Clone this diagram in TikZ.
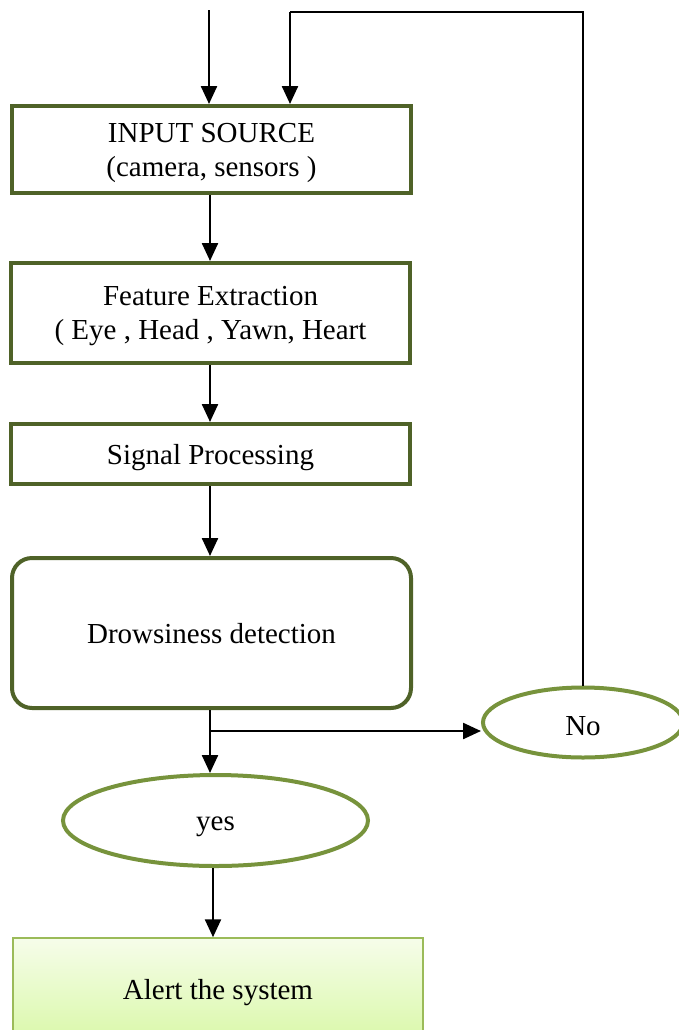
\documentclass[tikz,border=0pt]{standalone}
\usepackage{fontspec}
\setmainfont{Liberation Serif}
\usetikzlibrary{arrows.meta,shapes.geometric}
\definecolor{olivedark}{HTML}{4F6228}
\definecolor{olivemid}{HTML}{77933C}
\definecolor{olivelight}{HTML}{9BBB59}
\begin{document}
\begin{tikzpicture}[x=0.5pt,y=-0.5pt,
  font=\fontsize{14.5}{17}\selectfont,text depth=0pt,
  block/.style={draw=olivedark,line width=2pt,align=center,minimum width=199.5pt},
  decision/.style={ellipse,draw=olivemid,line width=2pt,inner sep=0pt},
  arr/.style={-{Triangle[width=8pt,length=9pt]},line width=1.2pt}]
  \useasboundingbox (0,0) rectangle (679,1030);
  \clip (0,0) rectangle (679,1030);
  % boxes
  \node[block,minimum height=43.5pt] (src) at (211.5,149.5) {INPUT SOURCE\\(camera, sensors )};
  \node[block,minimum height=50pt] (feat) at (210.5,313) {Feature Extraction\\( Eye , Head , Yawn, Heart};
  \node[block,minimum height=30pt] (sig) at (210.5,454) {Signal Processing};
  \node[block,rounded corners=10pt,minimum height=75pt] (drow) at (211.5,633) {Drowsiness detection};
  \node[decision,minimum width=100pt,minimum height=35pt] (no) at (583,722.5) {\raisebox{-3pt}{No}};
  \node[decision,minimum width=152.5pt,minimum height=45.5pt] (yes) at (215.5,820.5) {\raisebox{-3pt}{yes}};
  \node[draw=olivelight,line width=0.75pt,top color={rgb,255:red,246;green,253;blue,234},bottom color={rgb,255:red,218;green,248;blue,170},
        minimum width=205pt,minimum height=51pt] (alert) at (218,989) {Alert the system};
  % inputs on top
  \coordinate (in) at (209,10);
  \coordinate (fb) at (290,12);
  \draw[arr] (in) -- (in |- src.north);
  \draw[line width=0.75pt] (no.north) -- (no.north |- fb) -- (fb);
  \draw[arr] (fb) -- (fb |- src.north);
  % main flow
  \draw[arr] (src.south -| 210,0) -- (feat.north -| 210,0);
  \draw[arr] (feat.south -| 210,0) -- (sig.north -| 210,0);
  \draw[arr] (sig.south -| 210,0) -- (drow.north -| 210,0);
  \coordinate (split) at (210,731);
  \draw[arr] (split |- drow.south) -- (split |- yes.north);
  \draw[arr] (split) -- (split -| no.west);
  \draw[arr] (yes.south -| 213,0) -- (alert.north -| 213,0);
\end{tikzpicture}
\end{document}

------------------------------------------------------------------------

**DO THIS:** Return the material exactly as given, apart from the pictures.

**OUTPUT BELOW:**
Clone this diagram in TikZ.
\documentclass[tikz,border=0pt]{standalone}
\usepackage{fontspec}
\setmainfont{Liberation Serif}
\usetikzlibrary{arrows.meta,shapes.geometric}
\definecolor{olivedark}{HTML}{4F6228}
\definecolor{olivemid}{HTML}{77933C}
\definecolor{olivelight}{HTML}{9BBB59}
\begin{document}
\begin{tikzpicture}[x=0.5pt,y=-0.5pt,
  font=\fontsize{14.5}{17}\selectfont,text depth=0pt,
  block/.style={draw=olivedark,line width=2pt,align=center,minimum width=199.5pt},
  decision/.style={ellipse,draw=olivemid,line width=2pt,inner sep=0pt},
  arr/.style={-{Triangle[width=8pt,length=9pt]},line width=1.2pt}]
  \useasboundingbox (0,0) rectangle (679,1030);
  \clip (0,0) rectangle (679,1030);
  % boxes
  \node[block,minimum height=43.5pt] (src) at (211.5,149.5) {INPUT SOURCE\\(camera, sensors )};
  \node[block,minimum height=50pt] (feat) at (210.5,313) {Feature Extraction\\( Eye , Head , Yawn, Heart};
  \node[block,minimum height=30pt] (sig) at (210.5,454) {Signal Processing};
  \node[block,rounded corners=10pt,minimum height=75pt] (drow) at (211.5,633) {Drowsiness detection};
  \node[decision,minimum width=100pt,minimum height=35pt] (no) at (583,722.5) {\raisebox{-3pt}{No}};
  \node[decision,minimum width=152.5pt,minimum height=45.5pt] (yes) at (215.5,820.5) {\raisebox{-3pt}{yes}};
  \node[draw=olivelight,line width=0.75pt,top color={rgb,255:red,246;green,253;blue,234},bottom color={rgb,255:red,218;green,248;blue,170},
        minimum width=205pt,minimum height=51pt] (alert) at (218,989) {Alert the system};
  % inputs on top
  \coordinate (in) at (209,10);
  \coordinate (fb) at (290,12);
  \draw[arr] (in) -- (in |- src.north);
  \draw[line width=0.75pt] (no.north) -- (no.north |- fb) -- (fb);
  \draw[arr] (fb) -- (fb |- src.north);
  % main flow
  \draw[arr] (src.south -| 210,0) -- (feat.north -| 210,0);
  \draw[arr] (feat.south -| 210,0) -- (sig.north -| 210,0);
  \draw[arr] (sig.south -| 210,0) -- (drow.north -| 210,0);
  \coordinate (split) at (210,731);
  \draw[arr] (split |- drow.south) -- (split |- yes.north);
  \draw[arr] (split) -- (split -| no.west);
  \draw[arr] (yes.south -| 213,0) -- (alert.north -| 213,0);
\end{tikzpicture}
\end{document}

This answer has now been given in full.